Clean, censored, compliant and crypto-less is the experts’ vision of the Chinese metaverse in the long shadow thrown by Chinese authorities, who have already intimated they will have a heavy regulatory hand in how it will develop.
It is a shadow some China metaverse advocates fear will stunt its growth.
From Microsoft’s $69 billion plan to buy Activision to Facebook changing its name to Meta, much of the tech world expects the next generation of the internet to be immersive virtual worlds that replicate many aspects of real life.
Experts say China’s metaverse efforts lag behind those of countries such as the US and South Korea, citing less investment by domestic tech giants.
Industry-leading products like Meta’s Oculus virtual reality (VR) headsets are banned in China and the slow development of attractive domestically made headsets has meant China has yet to see a VR platform or metaverse gain significant popularity.
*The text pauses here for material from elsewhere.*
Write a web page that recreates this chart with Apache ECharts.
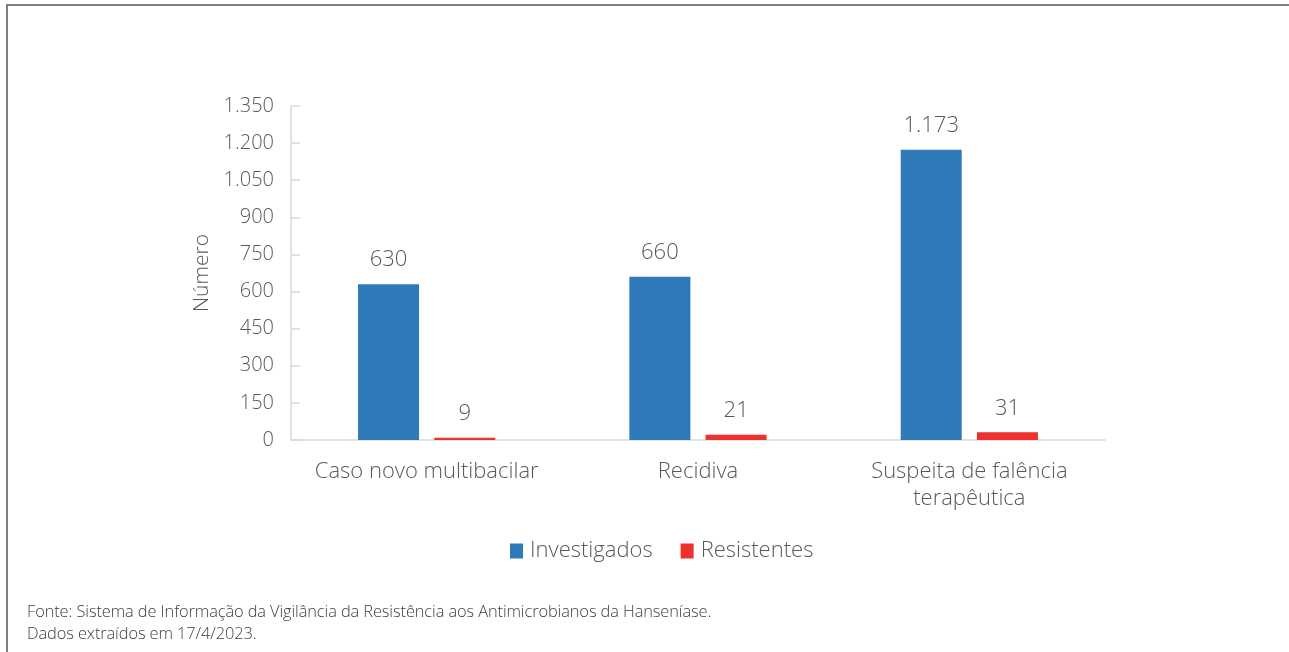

But in the past year, more than 1,000 companies, including heavyweights such as Alibaba Group Holding and Tencent Holdings, have applied for around 10,000 metaverse-related trademarks, according to business tracking firm Tianyancha.
Baidu Widely Panned
Baidu broke new ground in December with the launch of “XiRang”, described as China’s first metaverse platform though it has been widely panned for not offering a high-level immersive experience. Baidu says its app is a work in progress.
Start-ups too are seeing more investment. In the three months to end-November, more than 10 billion yuan ($1.6 billion) was invested in metaverse-related ventures.
That is far more than the 2.1 billion yuan of investment that China’s VR and related industries attracted for all of 2020, according to Sino Global, a crypto venture capital firm focused on China.
Experts say the infancy of China’s metaverse allows Beijing plenty of room to co-opt its development, particularly since the current metaverse buzz has coincided with an unprecedented regulatory crackdown on tech and other industries.
“Traditional Chinese internet businesses developed first and were then regulated. Industries like the metaverse will be regulated as they are built,” said Du Zhengping, head of China Mobile Communications Association’s metaverse industry committee.
But China’s authoritarian approach is at odds with how the metaverse is developing in other parts of the world and it will stifle growth, says Eloi Gerard, a VR entrepreneur who worked in China for 10 years before recently moving to Los Angeles.
“The metaverse is already a place where you have religious groups, LGBT movements, gathering all around the world and using the virtual world to share ideas, this is what people are doing …it is crazy progressive and liberal,” he said.